For years, the biggest question in men’s tennis has been: Who can topple the “Big Three”? It’s a tall order—Rafael Nadal, Novak Djokovic and Roger Federer have won the last 13 Grand Slam titles and a staggering 56 of 67 since 2003—but if anyone is up to the task, it’s Dominic Thiem. The tireless 26-year-old Austrian dismantles opponents with a lethal one-handed backhand; he knocked off Federer at Indian Wells to take one of his five titles in 2019, and last month took out Nadal in the Australian Open before surrendering in five sets to Djokovic in the final. Although this year's Miami Open was suspened, he will still be looking forward to improving on last year’s first-round exit whereever he is playing next—and don’t be surprised if he’s holding the trophy after the final match.
1. You’re considered one of the fittest players on the ATP tour. What’s your fitness routine like? A lot of practice. During the preseason in Miami, I always did a session on the beach and then an endurance [workout]. Nowadays, being really fit is probably one of the most important things in tennis.

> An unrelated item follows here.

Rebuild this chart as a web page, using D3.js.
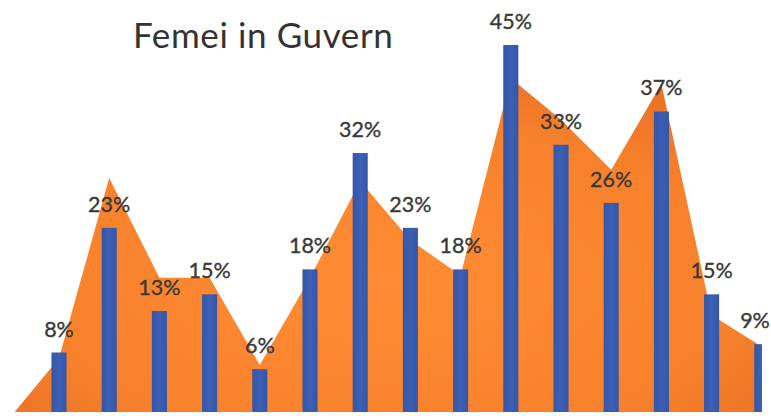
<!DOCTYPE html>
<html>
<head>
<meta charset="utf-8">
<script src="https://cdn.jsdelivr.net/npm/d3@7"></script>
<style>
  body { margin: 0; background: #fff; }
  svg { display: block; }
</style>
</head>
<body>
<svg id="chart"></svg>
<script>
// data read from the picture
const categories = ['c1','c2','c3','c4','c5','c6','c7','c8','c9','c10','c11','c12','c13','c14','c15'];
const barValues = [8, 23, 13, 15, 6, 18, 32, 23, 18, 45, 33, 26, 37, 15, 9];
const areaValues = [7.3, 29, 17, 17, 6.5, 17, 28.6, 21.5, 17.3, 41, 36, 30, 40.3, 12.5, 8.7];
const labels = barValues.map(v => v + '%');
const title = 'Femei in Guvern';

const width = 771, height = 416;

const svg = d3.select('#chart')
    .attr('width', width)
    .attr('height', height);

const defs = svg.append('defs');

defs.append('clipPath').attr('id', 'plot-clip')
  .append('rect')
    .attr('x', 0).attr('y', 0)
    .attr('width', 762).attr('height', 412);

const grad = defs.append('radialGradient')
    .attr('id', 'orange-grad')
    .attr('cx', '50%').attr('cy', '60%').attr('r', '65%');
grad.append('stop').attr('offset', '0%').attr('stop-color', '#ff8c34');
grad.append('stop').attr('offset', '70%').attr('stop-color', '#f8822c');
grad.append('stop').attr('offset', '100%').attr('stop-color', '#ea7326');

const blueGrad = defs.append('linearGradient')
    .attr('id', 'blue-grad')
    .attr('x1', '0%').attr('x2', '100%');
blueGrad.append('stop').attr('offset', '0%').attr('stop-color', '#3456a6');
blueGrad.append('stop').attr('offset', '50%').attr('stop-color', '#3d60b6');
blueGrad.append('stop').attr('offset', '100%').attr('stop-color', '#3456a6');

// scales
const xscale = d3.scaleBand()
    .domain(categories)
    .range([33.9, 786.9])
    .paddingInner(0.7)
    .paddingOuter(0.35);

const xcenter = d3.scaleLinear()
    .domain([0, categories.length - 1])
    .range([xscale(categories[0]) + xscale.bandwidth() / 2,
            xscale(categories[categories.length - 1]) + xscale.bandwidth() / 2]);

const yscale = d3.scaleLinear()
    .domain([0, 45])
    .range([419, 45]);

const plot = svg.append('g').attr('clip-path', 'url(#plot-clip)');

// orange area, starting from zero one step before the first category
const areaPoints = [{i: -1, v: 0}].concat(areaValues.map((v, i) => ({i: i, v: v})));

const area = d3.area()
    .x(d => xcenter(d.i))
    .y0(yscale(0))
    .y1(d => yscale(d.v));

plot.append('path')
    .datum(areaPoints)
    .attr('d', area)
    .attr('fill', 'url(#orange-grad)');

// bars
plot.selectAll('rect.bar')
  .data(barValues)
  .join('rect')
    .attr('class', 'bar')
    .attr('x', (d, i) => xscale(categories[i]))
    .attr('y', d => yscale(d))
    .attr('width', xscale.bandwidth())
    .attr('height', d => yscale(0) - yscale(d))
    .attr('fill', 'url(#blue-grad)');

// value labels (last one pulled in so it stays inside the page)
svg.selectAll('text.label')
  .data(barValues)
  .join('text')
    .attr('class', 'label')
    .attr('x', (d, i) => Math.min(xscale(categories[i]) + xscale.bandwidth() / 2, 755))
    .attr('y', d => yscale(d) - 16)
    .attr('text-anchor', 'middle')
    .attr('font-family', 'Lato, sans-serif')
    .attr('font-size', 21.5)
    .attr('fill', '#383838')
    .attr('stroke', '#383838')
    .attr('stroke-width', 0.35)
    .text((d, i) => labels[i]);

// title
svg.append('text')
    .attr('x', 133)
    .attr('y', 48)
    .attr('font-family', 'Lato, sans-serif')
    .attr('font-size', 35)
    .attr('letter-spacing', 0.6)
    .attr('fill', '#333')
    .text(title);
</script>
</body>
</html>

2. That’s right, you did train in Miami for the Miami Open this year. What was your favorite part of the city? Brickell Avenue. There are always people around, and it has great restaurants. I also have a friend who has an apartment there where I can stay, so that’s really nice.

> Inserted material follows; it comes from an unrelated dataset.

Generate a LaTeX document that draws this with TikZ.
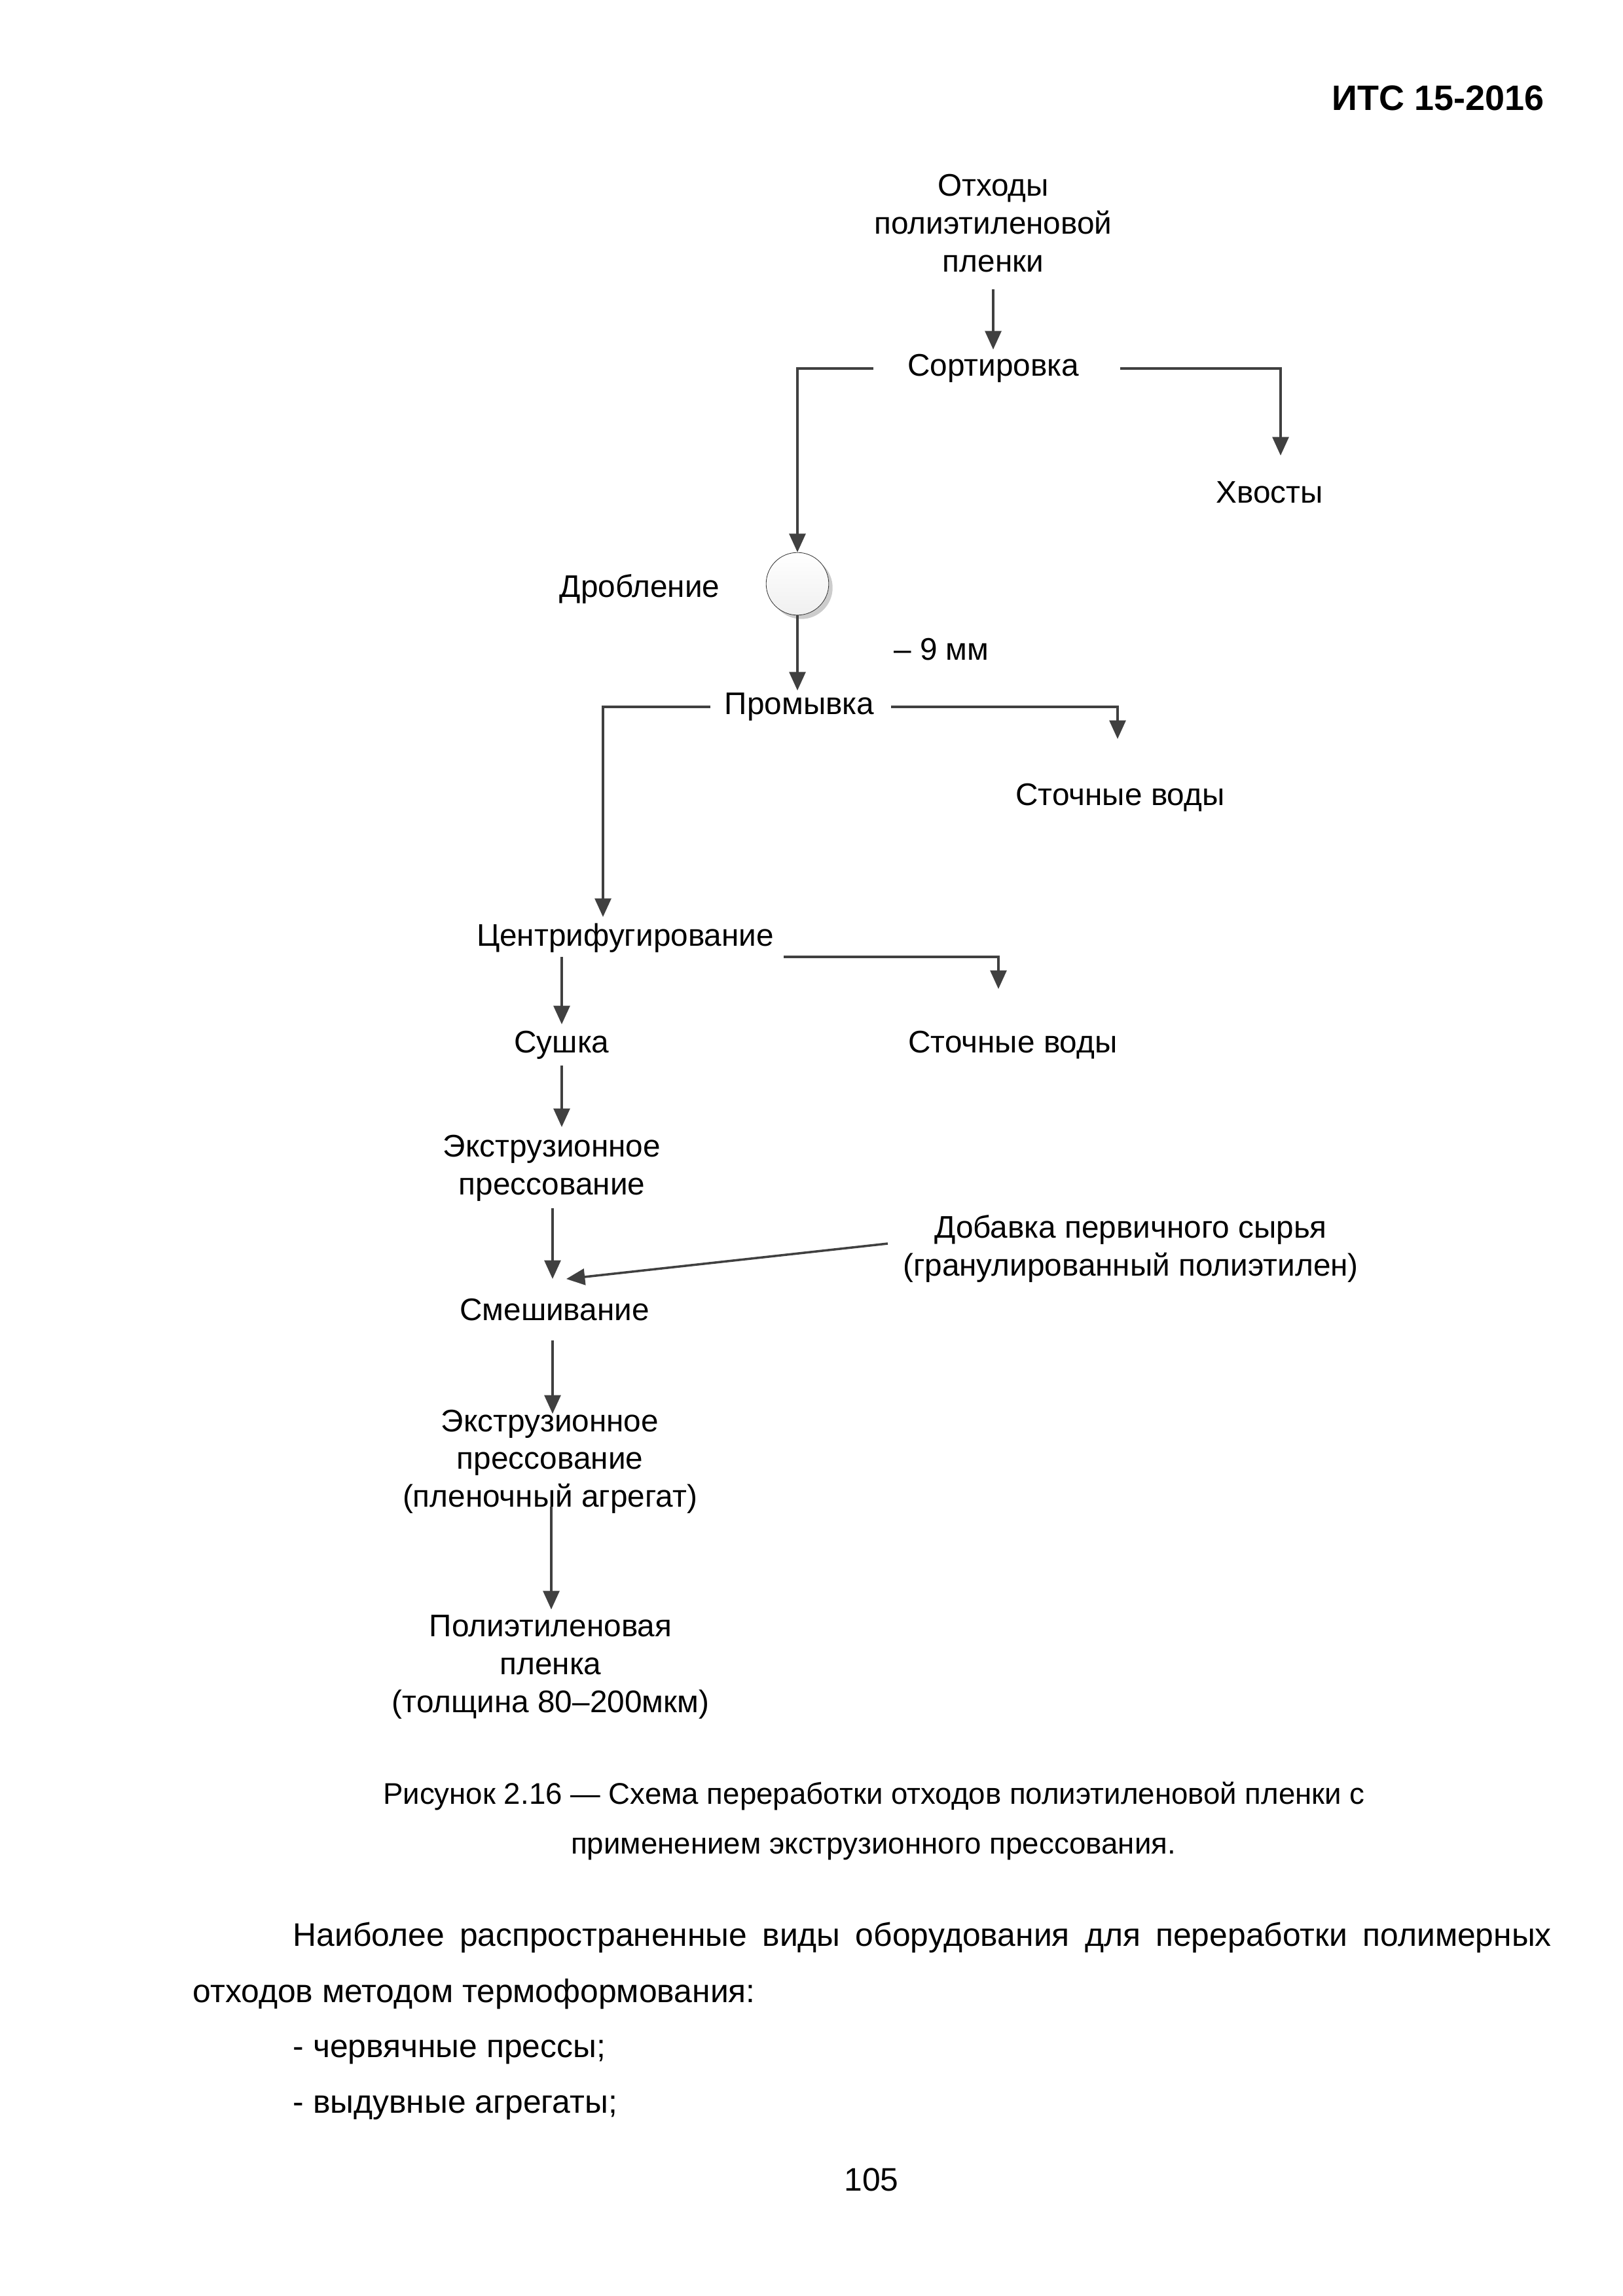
\documentclass[tikz,border=0pt]{standalone}
\usepackage{fontspec}
\setmainfont{Liberation Sans}
\usetikzlibrary{positioning, calc, arrows.meta, shadows}
\definecolor{ln}{RGB}{64,64,64}

\begin{document}
\begin{tikzpicture}[x=0.0847mm, y=-0.0847mm,
    main/.style = {font=\fontsize{11.5}{13.9}\selectfont, align=center, inner sep=1pt},
    body/.style = {font=\fontsize{12}{14}\selectfont, inner sep=0pt},
    flow/.style = {draw=ln, line width=0.85pt, -{Triangle[length=2.4mm, width=2.1mm]}}]
    \useasboundingbox (0,0) rectangle (2479,3508);

    \node[anchor=base east, inner sep=0pt, font=\bfseries\fontsize{13}{15}\selectfont] (h) at (2359,168) {ИТС 15-2016};

    % scheme
    \node[main] (1) at (1517,341) {Отходы\\полиэтиленовой\\пленки};
    \node[main] (2) at (1517,563) {Сортировка};
    \node[main] (3) at (1939,752) {Хвосты};
    \node[circle, draw=black!80, very thin, minimum size=8.1mm, top color=white, bottom color=gray!12,
        drop shadow={shadow xshift=0.5mm, shadow yshift=-0.5mm, fill=gray!40, opacity=1}] (4) at (1218,892) {};
    \node[main] (5) at (977,900) {Дробление};
    \node[main] (6) at (1438,992) {– 9 мм};
    \node[main] (7) at (1221,1080) {Промывка};
    \node[main] (8) at (1711,1219) {Сточные воды};
    \node[main] (9) at (955,1433) {Центрифугирование};
    \node[main] (10) at (1547,1597) {Сточные воды};
    \node[main] (11) at (858,1597) {Сушка};
    \node[main] (12) at (843,1785) {Экструзионное\\прессование};
    \node[main] (13) at (1727,1908) {Добавка первичного сырья\\(гранулированный полиэтилен)};
    \node[main] (14) at (847,2001) {Смешивание};
    \node[main] (15) at (840,2233) {Экструзионное\\прессование\\(пленочный агрегат)};
    \node[main] (16) at (841,2547) {Полиэтиленовая\\пленка\\(толщина 80–200мкм)};

    \draw[flow] ($(1)+(0,101)$) -- ($(2)+(0,-29)$);
    \draw[flow] ($(2)+(-183,0)$) -| (4.north);
    \draw[flow] ($(2)+(194,0)$) -| ($(3)+(17,-56)$);
    \draw[flow] (4.south) -- ($(4.south |- 7)+(0,-25)$);
    \draw[flow] ($(7)+(-136,0)$) -| ($(9)+(-34,-32)$);
    \draw[flow] ($(7)+(140,0)$) -| ($(8)+(-4,-90)$);
    \draw[flow] ($(9)+(242,29)$) -| ($(10)+(-22,-86)$);
    \draw[flow] ($(9)+(-97,29)$) -- ($(11)+(0,-32)$);
    \draw[flow] ($(11)+(0,31)$) -- ($(12)+(15,-63)$);
    \draw[flow] ($(12)+(1,61)$) -- ($(14)+(-3,-47)$);
    \draw[flow] ($(13)+(-371,-8)$) -- ($(14)+(18,-47)$);
    \draw[flow] ($(14)+(-3,47)$) -- ($(15)+(4,-73)$);
    \draw[flow] ($(15)+(2,69)$) -- ($(16)+(1,-88)$);

    % caption and text
    \node[body, font=\fontsize{11}{13}\selectfont] (c1) at (1335,2744) {Рисунок 2.16 — Схема переработки отходов полиэтиленовой пленки с};
    \node[body, font=\fontsize{11}{13}\selectfont] (c2) at (1334,2825) {применением экструзионного прессования.};
    \node[body, anchor=west] (p1) at (447,2960) {\makebox[162.8mm][s]{Наиболее распространенные виды оборудования для переработки полимерных}};
    \node[body, anchor=west] (p2) at (294,3047) {отходов методом термоформования:};
    \node[body, anchor=west] (p3) at (447,3135) {- червячные прессы;};
    \node[body, anchor=west] (p4) at (447,3220) {- выдувные агрегаты;};
    \node[body] (n) at (1331,3330) {105};
\end{tikzpicture}
\end{document}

3. What has been the sweetest win in your career so far? The 2019 tournament victory in Vienna, where I played the final against my good friend Diego Schwartzman. It was so emotional and special because I’ve visited that tournament since I was 4 or 5 years old, and I’ve never missed a year. To stand there and win the title at the end was just amazing.
4. You’re often mentioned as someone who will be as well-known as Djokovic, Nadal and Federer. What do you make of all that? Djokovic, Nadal and Federer are probably the biggest legends of this game, ever. So it’s almost impossible to get as famous or get as good as them, but of course I will try. They’ve won so many titles it’s almost impossible to get there.
5. Who do you see as your biggest competition at the Miami Open? My biggest competition at every tournament are the absolute top players. But the level at men’s tennis is so high that if you’re not at the top of your game, you can lose against anybody.